→ Provided records:

start

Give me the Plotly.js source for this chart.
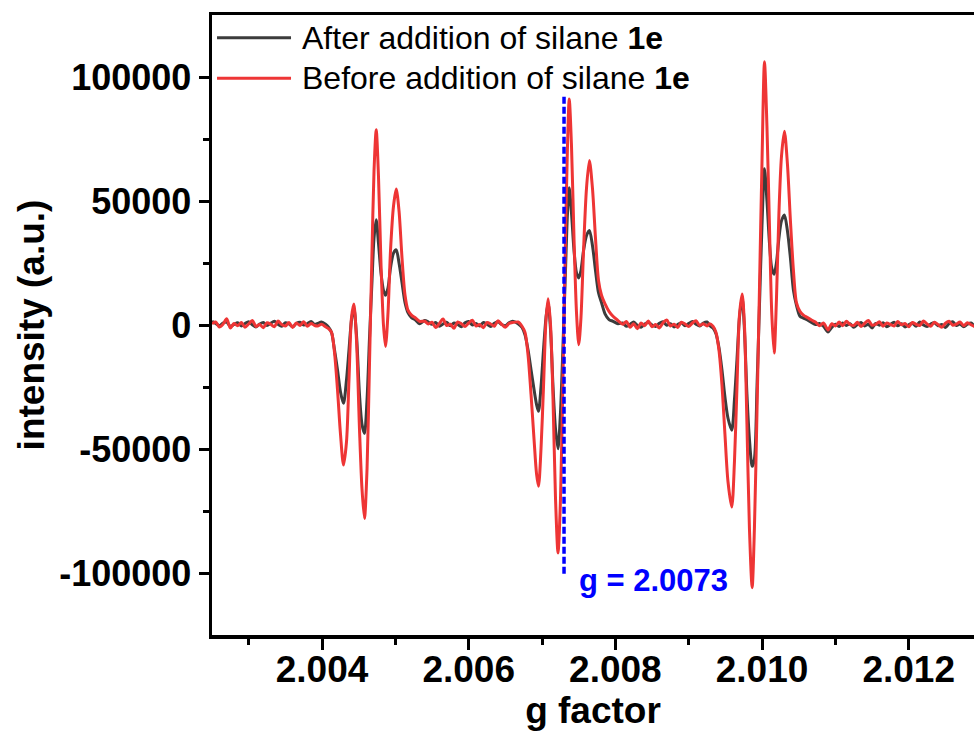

end
start

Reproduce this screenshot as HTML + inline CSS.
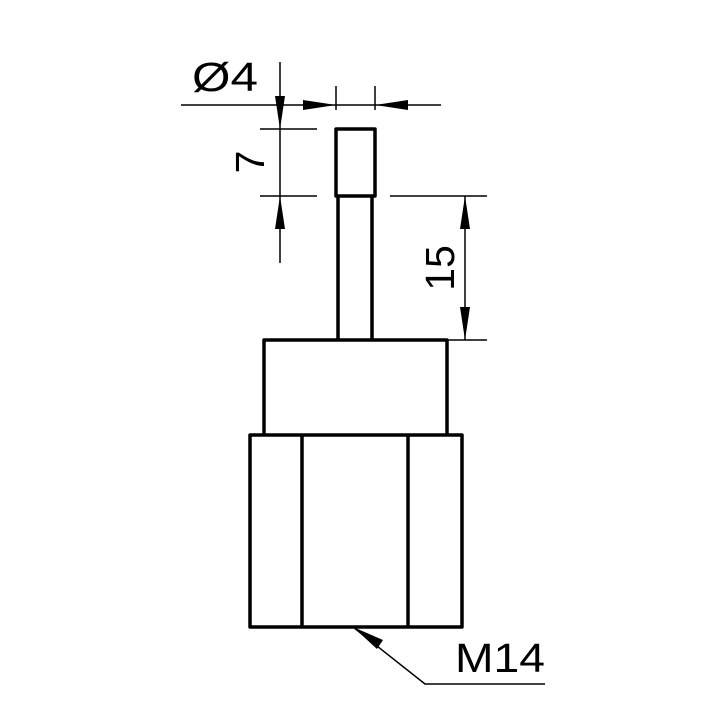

end
start

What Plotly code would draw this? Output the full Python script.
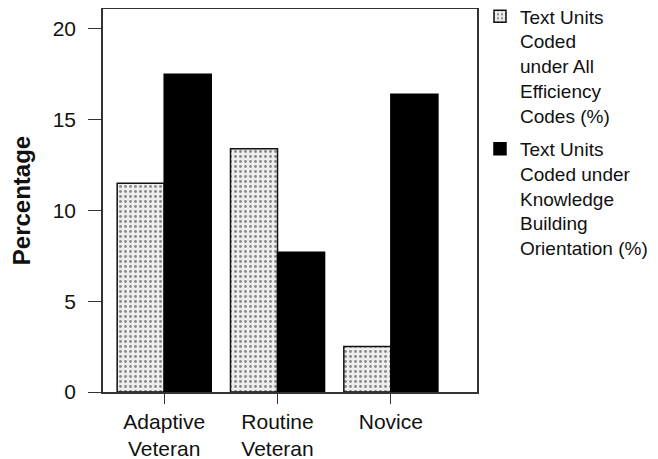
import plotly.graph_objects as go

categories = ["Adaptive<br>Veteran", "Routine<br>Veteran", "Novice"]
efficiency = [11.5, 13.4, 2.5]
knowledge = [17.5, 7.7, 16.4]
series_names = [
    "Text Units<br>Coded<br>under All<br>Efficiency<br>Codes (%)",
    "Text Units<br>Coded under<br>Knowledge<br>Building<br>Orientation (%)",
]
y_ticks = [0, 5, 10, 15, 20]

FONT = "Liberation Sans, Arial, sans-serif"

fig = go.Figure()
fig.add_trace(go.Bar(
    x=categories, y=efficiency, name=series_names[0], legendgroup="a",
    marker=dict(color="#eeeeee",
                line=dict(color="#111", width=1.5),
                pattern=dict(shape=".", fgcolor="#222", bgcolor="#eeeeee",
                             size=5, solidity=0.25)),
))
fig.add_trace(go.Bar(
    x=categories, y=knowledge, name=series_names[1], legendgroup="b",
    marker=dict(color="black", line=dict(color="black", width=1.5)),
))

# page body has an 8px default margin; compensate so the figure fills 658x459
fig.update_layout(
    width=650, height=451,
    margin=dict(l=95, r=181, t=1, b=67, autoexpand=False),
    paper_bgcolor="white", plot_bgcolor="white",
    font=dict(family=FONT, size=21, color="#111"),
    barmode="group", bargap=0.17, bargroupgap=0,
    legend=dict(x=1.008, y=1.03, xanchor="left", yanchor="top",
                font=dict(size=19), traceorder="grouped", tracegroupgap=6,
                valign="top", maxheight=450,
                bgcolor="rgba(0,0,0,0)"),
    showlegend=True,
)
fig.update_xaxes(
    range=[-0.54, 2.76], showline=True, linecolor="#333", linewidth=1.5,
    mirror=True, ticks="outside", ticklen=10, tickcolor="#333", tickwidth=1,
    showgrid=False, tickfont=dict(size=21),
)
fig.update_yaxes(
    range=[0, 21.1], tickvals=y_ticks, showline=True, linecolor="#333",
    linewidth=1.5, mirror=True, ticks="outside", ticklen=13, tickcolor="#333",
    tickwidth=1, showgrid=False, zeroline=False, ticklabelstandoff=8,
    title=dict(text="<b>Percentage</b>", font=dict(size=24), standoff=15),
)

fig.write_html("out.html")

end

→ Your task: Exactly as they stand, quote the lines beginning with the one that contains "What Plotly code" and ending with the one that contains "import plotly.graph_objects as go", with no pictures.

→ Response for this exercise:
What Plotly code would draw this? Output the full Python script.
import plotly.graph_objects as go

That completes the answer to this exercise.